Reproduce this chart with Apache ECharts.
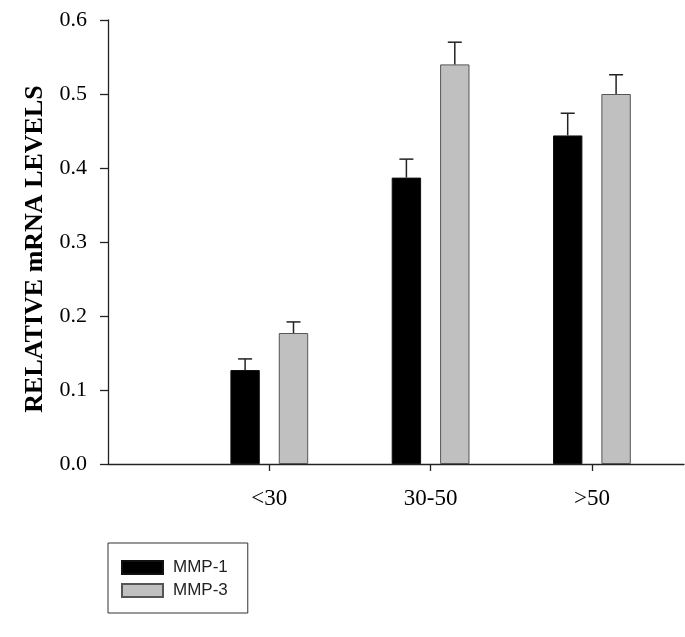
<!DOCTYPE html>
<html>
<head>
<meta charset="utf-8">
<script src="https://cdn.jsdelivr.net/npm/echarts@6/dist/echarts.min.js"></script>
<style>html,body{margin:0;padding:0;background:#fff}#c{width:685px;height:637px}</style>
</head>
<body>
<div id="c"></div>
<script>
const categories = ['<30', '30-50', '>50'];
const mmp1 = [0.127, 0.387, 0.444];
const mmp3 = [0.177, 0.540, 0.500];
const mmp1Err = [0.015, 0.025, 0.030];
const mmp3Err = [0.015, 0.030, 0.026];
const yTicks = [0, 0.1, 0.2, 0.3, 0.4, 0.5, 0.6];

const BAR_W = 29.4;
const GAP_PX = 19;
const OFF = (BAR_W + GAP_PX) / 2;
const catPos = categories.map((c, i) => i + 1);

const serif = '"Liberation Serif", "Times New Roman", serif';
const sans = '"Liberation Sans", Arial, sans-serif';

const errData = [];
categories.forEach((c, i) => {
  errData.push([catPos[i], mmp1[i], mmp1Err[i], 0]);
  errData.push([catPos[i], mmp3[i], mmp3Err[i], 1]);
});

const chart = echarts.init(document.getElementById('c'), null, {renderer: 'canvas'});
chart.setOption({
  backgroundColor: '#fff',
  animation: false,
  grid: {left: 108, right: 1, top: 20, bottom: 173, containLabel: false},
  legend: {
    data: ['MMP-1', 'MMP-3'],
    orient: 'vertical',
    left: 108,
    top: 543,
    icon: 'rect',
    itemWidth: 41,
    itemHeight: 13,
    itemGap: 6,
    borderColor: '#333',
    borderWidth: 1,
    padding: [16, 20, 14, 13],
    textStyle: {fontFamily: sans, fontSize: 17, color: '#222', padding: [0, 0, 0, 5]}
  },
  xAxis: {
    type: 'value',
    min: 0,
    max: 3.571,
    axisLine: {show: true, lineStyle: {color: '#222', width: 1.3}},
    axisTick: {show: true, customValues: catPos, length: 7, lineStyle: {color: '#222', width: 1.3}},
    axisLabel: {
      customValues: catPos,
      formatter: v => categories[Math.round(v) - 1] || '',
      fontFamily: serif, fontSize: 23, color: '#000', margin: 23
    },
    splitLine: {show: false}
  },
  yAxis: {
    type: 'value',
    min: yTicks[0],
    max: yTicks[yTicks.length - 1],
    interval: 0.1,
    name: 'RELATIVE mRNA LEVELS',
    nameLocation: 'middle',
    nameRotate: 90,
    nameGap: 56,
    nameTextStyle: {fontFamily: serif, fontSize: 26, fontWeight: 'bold', color: '#000', padding: [0, 14, 0, 0]},
    axisLine: {show: true, lineStyle: {color: '#222', width: 1.3}},
    axisTick: {show: true, length: 8, lineStyle: {color: '#222', width: 1.3}},
    axisLabel: {formatter: v => v.toFixed(1), fontFamily: serif, fontSize: 22, color: '#000', margin: 21},
    splitLine: {show: false}
  },
  series: [
    {
      name: 'MMP-1', type: 'bar',
      data: mmp1.map((v, i) => [catPos[i], v]),
      barWidth: BAR_W, barGap: (GAP_PX / BAR_W * 100).toFixed(1) + '%',
      itemStyle: {color: '#000', borderColor: '#111', borderWidth: 1}
    },
    {
      name: 'MMP-3', type: 'bar',
      data: mmp3.map((v, i) => [catPos[i], v]),
      barWidth: BAR_W, barGap: (GAP_PX / BAR_W * 100).toFixed(1) + '%',
      itemStyle: {color: '#c0c0c0', borderColor: '#555', borderWidth: 1}
    },
    {
      name: 'err', type: 'custom',
      data: errData,
      encode: {x: 0, y: 1},
      z: 5,
      renderItem: function (params, api) {
        const x = api.value(0), v = api.value(1), e = api.value(2), s = api.value(3);
        const base = api.coord([x, v]);
        const top = api.coord([x, v + e]);
        const px = base[0] + (s === 0 ? -OFF : OFF);
        const st = {stroke: '#222', lineWidth: 1.5};
        return {
          type: 'group',
          children: [
            {type: 'line', shape: {x1: px, y1: base[1], x2: px, y2: top[1]}, style: st},
            {type: 'line', shape: {x1: px - 7, y1: top[1], x2: px + 7, y2: top[1]}, style: st}
          ]
        };
      }
    }
  ]
});
</script>
</body>
</html>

| Exercise |
Omitting all images, print the listing exactly.

| Answer to the task |
Reproduce this chart with Apache ECharts.
<!DOCTYPE html>
<html>
<head>
<meta charset="utf-8">
<script src="https://cdn.jsdelivr.net/npm/echarts@6/dist/echarts.min.js"></script>
<style>html,body{margin:0;padding:0;background:#fff}#c{width:685px;height:637px}</style>
</head>
<body>
<div id="c"></div>
<script>
const categories = ['<30', '30-50', '>50'];
const mmp1 = [0.127, 0.387, 0.444];
const mmp3 = [0.177, 0.540, 0.500];
const mmp1Err = [0.015, 0.025, 0.030];
const mmp3Err = [0.015, 0.030, 0.026];
const yTicks = [0, 0.1, 0.2, 0.3, 0.4, 0.5, 0.6];

const BAR_W = 29.4;
const GAP_PX = 19;
const OFF = (BAR_W + GAP_PX) / 2;
const catPos = categories.map((c, i) => i + 1);

const serif = '"Liberation Serif", "Times New Roman", serif';
const sans = '"Liberation Sans", Arial, sans-serif';

const errData = [];
categories.forEach((c, i) => {
  errData.push([catPos[i], mmp1[i], mmp1Err[i], 0]);
  errData.push([catPos[i], mmp3[i], mmp3Err[i], 1]);
});

const chart = echarts.init(document.getElementById('c'), null, {renderer: 'canvas'});
chart.setOption({
  backgroundColor: '#fff',
  animation: false,
  grid: {left: 108, right: 1, top: 20, bottom: 173, containLabel: false},
  legend: {
    data: ['MMP-1', 'MMP-3'],
    orient: 'vertical',
    left: 108,
    top: 543,
    icon: 'rect',
    itemWidth: 41,
    itemHeight: 13,
    itemGap: 6,
    borderColor: '#333',
    borderWidth: 1,
    padding: [16, 20, 14, 13],
    textStyle: {fontFamily: sans, fontSize: 17, color: '#222', padding: [0, 0, 0, 5]}
  },
  xAxis: {
    type: 'value',
    min: 0,
    max: 3.571,
    axisLine: {show: true, lineStyle: {color: '#222', width: 1.3}},
    axisTick: {show: true, customValues: catPos, length: 7, lineStyle: {color: '#222', width: 1.3}},
    axisLabel: {
      customValues: catPos,
      formatter: v => categories[Math.round(v) - 1] || '',
      fontFamily: serif, fontSize: 23, color: '#000', margin: 23
    },
    splitLine: {show: false}
  },
  yAxis: {
    type: 'value',
    min: yTicks[0],
    max: yTicks[yTicks.length - 1],
    interval: 0.1,
    name: 'RELATIVE mRNA LEVELS',
    nameLocation: 'middle',
    nameRotate: 90,
    nameGap: 56,
    nameTextStyle: {fontFamily: serif, fontSize: 26, fontWeight: 'bold', color: '#000', padding: [0, 14, 0, 0]},
    axisLine: {show: true, lineStyle: {color: '#222', width: 1.3}},
    axisTick: {show: true, length: 8, lineStyle: {color: '#222', width: 1.3}},
    axisLabel: {formatter: v => v.toFixed(1), fontFamily: serif, fontSize: 22, color: '#000', margin: 21},
    splitLine: {show: false}
  },
  series: [
    {
      name: 'MMP-1', type: 'bar',
      data: mmp1.map((v, i) => [catPos[i], v]),
      barWidth: BAR_W, barGap: (GAP_PX / BAR_W * 100).toFixed(1) + '%',
      itemStyle: {color: '#000', borderColor: '#111', borderWidth: 1}
    },
    {
      name: 'MMP-3', type: 'bar',
      data: mmp3.map((v, i) => [catPos[i], v]),
      barWidth: BAR_W, barGap: (GAP_PX / BAR_W * 100).toFixed(1) + '%',
      itemStyle: {color: '#c0c0c0', borderColor: '#555', borderWidth: 1}
    },
    {
      name: 'err', type: 'custom',
      data: errData,
      encode: {x: 0, y: 1},
      z: 5,
      renderItem: function (params, api) {
        const x = api.value(0), v = api.value(1), e = api.value(2), s = api.value(3);
        const base = api.coord([x, v]);
        const top = api.coord([x, v + e]);
        const px = base[0] + (s === 0 ? -OFF : OFF);
        const st = {stroke: '#222', lineWidth: 1.5};
        return {
          type: 'group',
          children: [
            {type: 'line', shape: {x1: px, y1: base[1], x2: px, y2: top[1]}, style: st},
            {type: 'line', shape: {x1: px - 7, y1: top[1], x2: px + 7, y2: top[1]}, style: st}
          ]
        };
      }
    }
  ]
});
</script>
</body>
</html>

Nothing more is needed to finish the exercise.